Copy out each line of the material in which the word "this" appears.

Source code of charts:
>> start
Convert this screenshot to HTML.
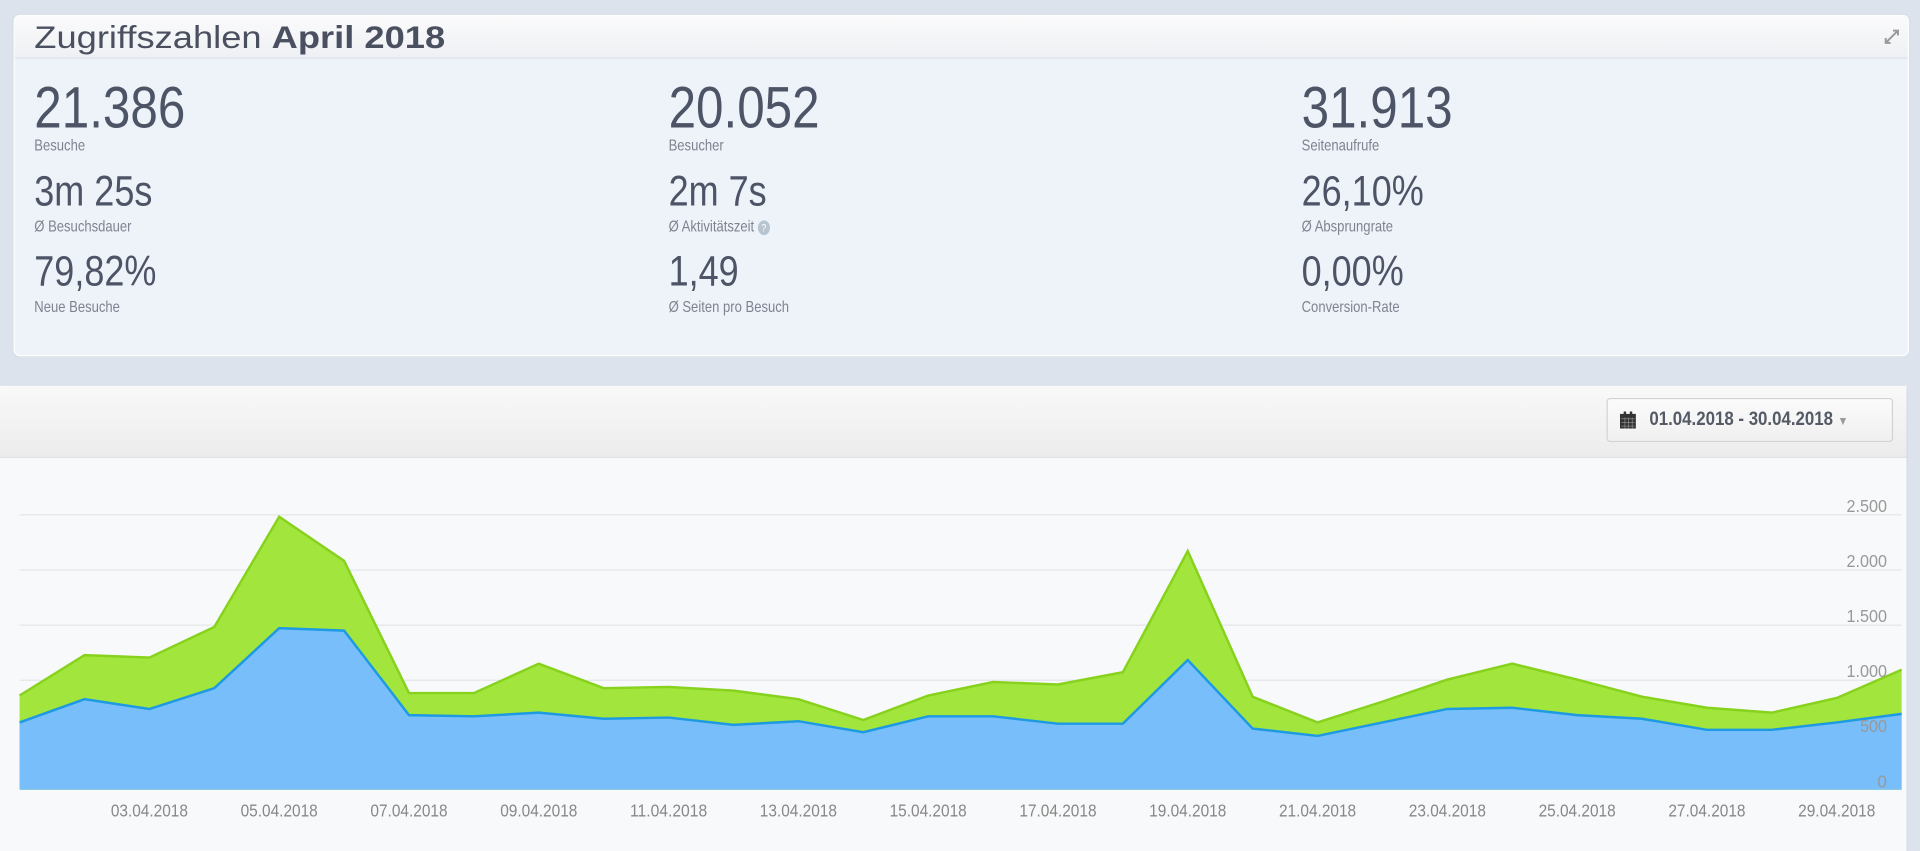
<!DOCTYPE html>
<html><head><meta charset="utf-8"><style>
html,body{margin:0;padding:0;width:1920px;height:834px;overflow:hidden;background:#dce3ec;}
#w{position:absolute;left:0;top:0;width:1568px;height:681px;transform:scale(1.22449);transform-origin:0 0;font-family:"Liberation Sans",sans-serif;}
.p1{position:absolute;left:11px;top:12px;width:1546px;height:277px;background:#eef3fa;border:1px solid #fff;border-radius:5px;box-shadow:0 0 1px #c8d0da;}
.h1{height:34px;border-bottom:1px solid #dde3ea;background:linear-gradient(#fbfbfc,#eef0f3);border-radius:5px 5px 0 0;}
.t{position:absolute;left:16px;top:2px;font-size:26px;color:#4a5060;transform:scaleX(1.14);transform-origin:0 0;white-space:nowrap;}
.n{position:absolute;color:#4d5466;line-height:1;transform:scaleX(0.84);transform-origin:0 0;white-space:nowrap;}
.big{font-size:48px;}
.mid{font-size:35px}
.l{position:absolute;font-size:13px;color:#7e8390;transform:scaleX(0.82);transform-origin:0 0;white-space:nowrap;}
.p2{position:absolute;left:0;top:315px;width:1557px;height:380px;background:#f8f9fa;border-radius:0 5px 0 0;box-shadow:0 0 1px #c8d0da;}
.h2{height:58px;background:linear-gradient(#f9f9f9,#ececec);border-bottom:1px solid #e0e0e0;}
.btn{position:absolute;left:1312px;top:10px;width:234px;height:36px;border:1px solid #cfd3d8;border-radius:3px;background:linear-gradient(#fbfbfb,#f0f0f0);box-sizing:border-box;}
.bt{position:absolute;left:34px;top:8px;font-size:16px;font-weight:bold;color:#555b66;transform:scaleX(0.86);transform-origin:0 0;white-space:nowrap;}
</style></head><body><div id="w">
<div class="p1"><div class="h1"><div class="t">Zugriffszahlen <b>April 2018</b></div>
<svg style="position:absolute;right:6px;top:10px" width="14" height="14"><path d="M2 12 L12 2 M8 2 H12 V6 M2 8 V12 H6" stroke="#999" stroke-width="1.6" fill="none"/></svg></div>
<div class="n big" style="left:16px;top:52px">21.386</div><div class="l" style="left:16px;top:98px">Besuche</div>
<div class="n mid" style="left:16px;top:126px">3m 25s</div><div class="l" style="left:16px;top:164px">Ø Besuchsdauer</div>
<div class="n mid" style="left:16px;top:191px">79,82%</div><div class="l" style="left:16px;top:230px">Neue Besuche</div>
<div class="n big" style="left:534px;top:52px">20.052</div><div class="l" style="left:534px;top:98px">Besucher</div>
<div class="n mid" style="left:534px;top:126px">2m 7s</div><div class="l" style="left:534px;top:164px">Ø Aktivitätszeit <span style="display:inline-block;width:12px;height:12px;border-radius:50%;background:#b8c4d0;color:#fff;font-size:9px;text-align:center;line-height:12px">?</span></div>
<div class="n mid" style="left:534px;top:191px">1,49</div><div class="l" style="left:534px;top:230px">Ø Seiten pro Besuch</div>
<div class="n big" style="left:1051px;top:52px">31.913</div><div class="l" style="left:1051px;top:98px">Seitenaufrufe</div>
<div class="n mid" style="left:1051px;top:126px">26,10%</div><div class="l" style="left:1051px;top:164px">Ø Absprungrate</div>
<div class="n mid" style="left:1051px;top:191px">0,00%</div><div class="l" style="left:1051px;top:230px">Conversion-Rate</div>
</div>
<div class="p2"><div class="h2"><div class="btn"><svg style="position:absolute;left:10px;top:10px" width="13" height="14"><rect x="0" y="2" width="13" height="12" fill="#333"/><rect x="3" y="0" width="2" height="3" fill="#333"/><rect x="8" y="0" width="2" height="3" fill="#333"/><path d="M1 6H12M1 9H12M1 12H12M4 5V14M7 5V14M10 5V14" stroke="#888" stroke-width="0.6"/></svg><div class="bt">01.04.2018 - 30.04.2018 <span style="color:#999;font-size:10px">▼</span></div></div></div></div>
<svg style="position:absolute;left:0;top:0" width="1568" height="681">
<g stroke="#e4e6e9" stroke-width="1"><line x1="16" x2="1553" y1="420.5" y2="420.5"/><line x1="16" x2="1553" y1="465.5" y2="465.5"/><line x1="16" x2="1553" y1="510.5" y2="510.5"/><line x1="16" x2="1553" y1="555.5" y2="555.5"/><line x1="16" x2="1553" y1="600.5" y2="600.5"/></g>
<polygon fill="#a2e53c" points="16,645 16,568 69,535 122,537 175,512 228,422 281,458 334,566 387,566 440,542 493,562 546,561 599,564 652,571 705,588 758,568 811,557 864,559 917,549 970,450 1023,569 1076,590 1129,573 1182,555 1235,542 1288,555 1341,569 1394,578 1447,582 1500,570 1553,547 1553,645"/>
<polyline fill="none" stroke="#86d21c" stroke-width="2" points="16,568 69,535 122,537 175,512 228,422 281,458 334,566 387,566 440,542 493,562 546,561 599,564 652,571 705,588 758,568 811,557 864,559 917,549 970,450 1023,569 1076,590 1129,573 1182,555 1235,542 1288,555 1341,569 1394,578 1447,582 1500,570 1553,547"/>
<polygon fill="#77befa" points="16,645 16,590 69,571 122,579 175,562 228,513 281,515 334,584 387,585 440,582 493,587 546,586 599,592 652,589 705,598 758,585 811,585 864,591 917,591 970,539 1023,595 1076,601 1129,590 1182,579 1235,578 1288,584 1341,587 1394,596 1447,596 1500,590 1553,583 1553,645"/>
<polyline fill="none" stroke="#1d9ae2" stroke-width="2" points="16,590 69,571 122,579 175,562 228,513 281,515 334,584 387,585 440,582 493,587 546,586 599,592 652,589 705,598 758,585 811,585 864,591 917,591 970,539 1023,595 1076,601 1129,590 1182,579 1235,578 1288,584 1341,587 1394,596 1447,596 1500,590 1553,583"/>
<g font-family="Liberation Sans,sans-serif" font-size="14" fill="#999" text-anchor="end"><text x="1541" y="418" textLength="33" lengthAdjust="spacingAndGlyphs">2.500</text><text x="1541" y="463" textLength="33" lengthAdjust="spacingAndGlyphs">2.000</text><text x="1541" y="508" textLength="33" lengthAdjust="spacingAndGlyphs">1.500</text><text x="1541" y="553" textLength="33" lengthAdjust="spacingAndGlyphs">1.000</text><text x="1541" y="598" textLength="22" lengthAdjust="spacingAndGlyphs">500</text><text x="1541" y="643">0</text></g>
<g font-family="Liberation Sans,sans-serif" font-size="14" fill="#888" text-anchor="middle"><text x="122" y="667" textLength="63" lengthAdjust="spacingAndGlyphs">03.04.2018</text><text x="228" y="667" textLength="63" lengthAdjust="spacingAndGlyphs">05.04.2018</text><text x="334" y="667" textLength="63" lengthAdjust="spacingAndGlyphs">07.04.2018</text><text x="440" y="667" textLength="63" lengthAdjust="spacingAndGlyphs">09.04.2018</text><text x="546" y="667" textLength="63" lengthAdjust="spacingAndGlyphs">11.04.2018</text><text x="652" y="667" textLength="63" lengthAdjust="spacingAndGlyphs">13.04.2018</text><text x="758" y="667" textLength="63" lengthAdjust="spacingAndGlyphs">15.04.2018</text><text x="864" y="667" textLength="63" lengthAdjust="spacingAndGlyphs">17.04.2018</text><text x="970" y="667" textLength="63" lengthAdjust="spacingAndGlyphs">19.04.2018</text><text x="1076" y="667" textLength="63" lengthAdjust="spacingAndGlyphs">21.04.2018</text><text x="1182" y="667" textLength="63" lengthAdjust="spacingAndGlyphs">23.04.2018</text><text x="1288" y="667" textLength="63" lengthAdjust="spacingAndGlyphs">25.04.2018</text><text x="1394" y="667" textLength="63" lengthAdjust="spacingAndGlyphs">27.04.2018</text><text x="1500" y="667" textLength="63" lengthAdjust="spacingAndGlyphs">29.04.2018</text></g>
</svg>
</div></body></html>
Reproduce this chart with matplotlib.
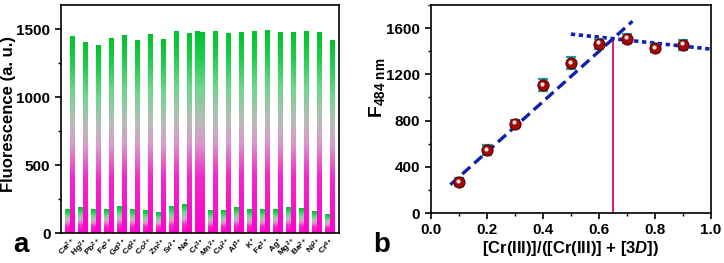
>> end
_Answer below_:
Convert this screenshot to HTML.
Reproduce this chart with matplotlib.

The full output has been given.